Before the spelling and grammar Nazi jump in can I say 2 things. 1 I'm an engineer. 2 bloody HP touchpad.
Not convinced by this myself, anyway. People throw around (as in the USwitch graphic) this 8% return annually, conveniently forgetting that you can't realistically get your capital back out, and there's no real evidence of the added value or not you get when selling the property. Worst case, you write off the panels completely, in which case the whole life return is nearer 4% p.a. (i.e. it take you the first 12 years or so just to get your initial outlay back).
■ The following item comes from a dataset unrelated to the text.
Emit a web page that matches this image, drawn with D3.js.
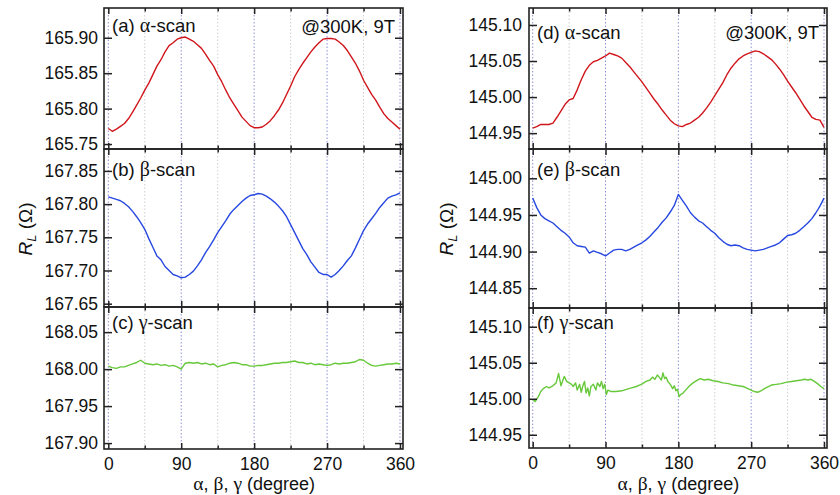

Compare that to taking 12k and stuffing it in a high-yield account, tax-free if you can swing it - you'll comfortably beat 4% average over 25 years, and the interest would compound to boot - as well as all the cash being on hand if you need it back. And if you need a loan for that initial outlay... oh, dear...
So yes, you get a few quid of free electricity when you don't need it (I want solar to generate power on a winter's evening, not mid-day in July), and you get the smug factor, but really...?
I'm a closet tree-hugger, but not enough to spend this much to get effectively nowt back beyond a damaging social distortion. We'd be better off funding someone further south to generate power - maybe there's a new business opportunity for Greece?
Andrew, you seem to tar all middle class people with the same brush. That's not really fair. Can you give figures on how many 'middle class' people have panels on their roofs? I would estimate a very low proportion indeed. You probably haven't noticed, but the recession means that even the middle class don't have a great deal of cash to throw around - you have to be on a damn good salary to have money to spare at the moment.
If you really want a hobby horse on which to push the poor to rich money transfer you should be thinking about petrol prices, which has a far greater effect on the poor than the rich than anything to do with these subsidies.